* _WORK TO BE COMPLETED_
Restate all the material verbatim, except for the pictures.

====== SOURCE DATA

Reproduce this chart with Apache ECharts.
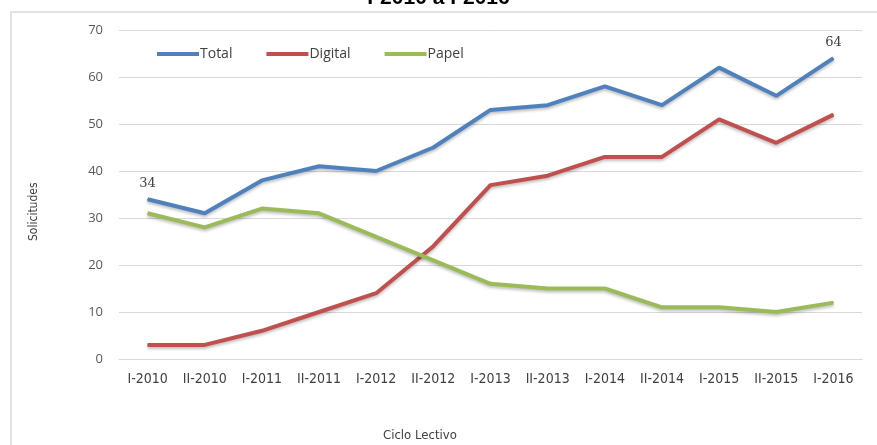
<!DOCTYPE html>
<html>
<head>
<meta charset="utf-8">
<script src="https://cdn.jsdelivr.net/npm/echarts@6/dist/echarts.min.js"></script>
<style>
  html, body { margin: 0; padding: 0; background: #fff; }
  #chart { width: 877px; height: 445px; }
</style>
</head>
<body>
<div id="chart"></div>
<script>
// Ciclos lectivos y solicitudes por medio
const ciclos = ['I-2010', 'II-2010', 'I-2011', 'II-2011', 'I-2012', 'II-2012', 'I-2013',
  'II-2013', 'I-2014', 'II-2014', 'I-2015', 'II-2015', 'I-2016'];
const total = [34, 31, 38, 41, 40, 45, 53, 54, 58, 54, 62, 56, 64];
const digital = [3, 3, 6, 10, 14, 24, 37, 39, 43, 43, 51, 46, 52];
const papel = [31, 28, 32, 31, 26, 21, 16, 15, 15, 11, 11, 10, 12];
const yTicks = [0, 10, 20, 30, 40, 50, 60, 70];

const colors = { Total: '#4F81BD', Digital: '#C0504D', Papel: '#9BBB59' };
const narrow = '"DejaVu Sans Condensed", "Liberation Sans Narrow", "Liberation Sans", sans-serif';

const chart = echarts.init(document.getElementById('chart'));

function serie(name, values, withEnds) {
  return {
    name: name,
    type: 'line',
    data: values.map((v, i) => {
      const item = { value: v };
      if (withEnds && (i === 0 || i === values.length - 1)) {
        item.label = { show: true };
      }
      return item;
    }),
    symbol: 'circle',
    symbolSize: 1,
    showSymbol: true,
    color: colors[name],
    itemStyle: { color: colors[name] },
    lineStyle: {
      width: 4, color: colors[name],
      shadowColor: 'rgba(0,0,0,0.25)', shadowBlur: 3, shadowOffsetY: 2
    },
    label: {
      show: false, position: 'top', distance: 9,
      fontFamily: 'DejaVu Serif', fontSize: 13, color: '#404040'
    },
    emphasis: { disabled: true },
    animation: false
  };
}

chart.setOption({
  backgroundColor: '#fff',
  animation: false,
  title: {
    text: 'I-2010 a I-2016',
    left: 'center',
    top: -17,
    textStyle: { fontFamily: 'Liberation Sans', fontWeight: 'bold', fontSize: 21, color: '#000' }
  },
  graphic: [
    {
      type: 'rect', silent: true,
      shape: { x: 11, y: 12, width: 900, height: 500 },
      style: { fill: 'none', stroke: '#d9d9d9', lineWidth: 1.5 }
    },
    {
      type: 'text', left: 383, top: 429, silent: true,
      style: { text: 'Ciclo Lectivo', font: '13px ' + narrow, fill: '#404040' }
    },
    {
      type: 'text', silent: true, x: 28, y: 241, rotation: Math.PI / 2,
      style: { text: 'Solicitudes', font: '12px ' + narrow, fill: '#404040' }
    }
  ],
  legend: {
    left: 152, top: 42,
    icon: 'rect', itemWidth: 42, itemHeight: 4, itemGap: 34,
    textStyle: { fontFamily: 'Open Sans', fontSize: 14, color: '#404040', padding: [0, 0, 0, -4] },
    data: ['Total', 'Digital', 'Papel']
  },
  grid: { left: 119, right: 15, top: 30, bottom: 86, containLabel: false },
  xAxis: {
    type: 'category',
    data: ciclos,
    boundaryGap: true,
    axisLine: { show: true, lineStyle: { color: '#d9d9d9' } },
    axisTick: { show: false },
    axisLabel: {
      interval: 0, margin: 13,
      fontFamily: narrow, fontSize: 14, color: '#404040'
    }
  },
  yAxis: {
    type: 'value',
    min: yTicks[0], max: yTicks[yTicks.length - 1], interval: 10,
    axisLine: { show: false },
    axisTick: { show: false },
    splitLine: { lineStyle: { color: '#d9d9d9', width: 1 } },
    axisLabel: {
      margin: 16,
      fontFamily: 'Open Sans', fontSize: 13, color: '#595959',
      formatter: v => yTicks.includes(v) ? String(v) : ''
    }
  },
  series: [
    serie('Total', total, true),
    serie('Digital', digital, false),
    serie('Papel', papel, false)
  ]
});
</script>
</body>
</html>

============

* _ANSWER_
Reproduce this chart with Apache ECharts.
<!DOCTYPE html>
<html>
<head>
<meta charset="utf-8">
<script src="https://cdn.jsdelivr.net/npm/echarts@6/dist/echarts.min.js"></script>
<style>
  html, body { margin: 0; padding: 0; background: #fff; }
  #chart { width: 877px; height: 445px; }
</style>
</head>
<body>
<div id="chart"></div>
<script>
// Ciclos lectivos y solicitudes por medio
const ciclos = ['I-2010', 'II-2010', 'I-2011', 'II-2011', 'I-2012', 'II-2012', 'I-2013',
  'II-2013', 'I-2014', 'II-2014', 'I-2015', 'II-2015', 'I-2016'];
const total = [34, 31, 38, 41, 40, 45, 53, 54, 58, 54, 62, 56, 64];
const digital = [3, 3, 6, 10, 14, 24, 37, 39, 43, 43, 51, 46, 52];
const papel = [31, 28, 32, 31, 26, 21, 16, 15, 15, 11, 11, 10, 12];
const yTicks = [0, 10, 20, 30, 40, 50, 60, 70];

const colors = { Total: '#4F81BD', Digital: '#C0504D', Papel: '#9BBB59' };
const narrow = '"DejaVu Sans Condensed", "Liberation Sans Narrow", "Liberation Sans", sans-serif';

const chart = echarts.init(document.getElementById('chart'));

function serie(name, values, withEnds) {
  return {
    name: name,
    type: 'line',
    data: values.map((v, i) => {
      const item = { value: v };
      if (withEnds && (i === 0 || i === values.length - 1)) {
        item.label = { show: true };
      }
      return item;
    }),
    symbol: 'circle',
    symbolSize: 1,
    showSymbol: true,
    color: colors[name],
    itemStyle: { color: colors[name] },
    lineStyle: {
      width: 4, color: colors[name],
      shadowColor: 'rgba(0,0,0,0.25)', shadowBlur: 3, shadowOffsetY: 2
    },
    label: {
      show: false, position: 'top', distance: 9,
      fontFamily: 'DejaVu Serif', fontSize: 13, color: '#404040'
    },
    emphasis: { disabled: true },
    animation: false
  };
}

chart.setOption({
  backgroundColor: '#fff',
  animation: false,
  title: {
    text: 'I-2010 a I-2016',
    left: 'center',
    top: -17,
    textStyle: { fontFamily: 'Liberation Sans', fontWeight: 'bold', fontSize: 21, color: '#000' }
  },
  graphic: [
    {
      type: 'rect', silent: true,
      shape: { x: 11, y: 12, width: 900, height: 500 },
      style: { fill: 'none', stroke: '#d9d9d9', lineWidth: 1.5 }
    },
    {
      type: 'text', left: 383, top: 429, silent: true,
      style: { text: 'Ciclo Lectivo', font: '13px ' + narrow, fill: '#404040' }
    },
    {
      type: 'text', silent: true, x: 28, y: 241, rotation: Math.PI / 2,
      style: { text: 'Solicitudes', font: '12px ' + narrow, fill: '#404040' }
    }
  ],
  legend: {
    left: 152, top: 42,
    icon: 'rect', itemWidth: 42, itemHeight: 4, itemGap: 34,
    textStyle: { fontFamily: 'Open Sans', fontSize: 14, color: '#404040', padding: [0, 0, 0, -4] },
    data: ['Total', 'Digital', 'Papel']
  },
  grid: { left: 119, right: 15, top: 30, bottom: 86, containLabel: false },
  xAxis: {
    type: 'category',
    data: ciclos,
    boundaryGap: true,
    axisLine: { show: true, lineStyle: { color: '#d9d9d9' } },
    axisTick: { show: false },
    axisLabel: {
      interval: 0, margin: 13,
      fontFamily: narrow, fontSize: 14, color: '#404040'
    }
  },
  yAxis: {
    type: 'value',
    min: yTicks[0], max: yTicks[yTicks.length - 1], interval: 10,
    axisLine: { show: false },
    axisTick: { show: false },
    splitLine: { lineStyle: { color: '#d9d9d9', width: 1 } },
    axisLabel: {
      margin: 16,
      fontFamily: 'Open Sans', fontSize: 13, color: '#595959',
      formatter: v => yTicks.includes(v) ? String(v) : ''
    }
  },
  series: [
    serie('Total', total, true),
    serie('Digital', digital, false),
    serie('Papel', papel, false)
  ]
});
</script>
</body>
</html>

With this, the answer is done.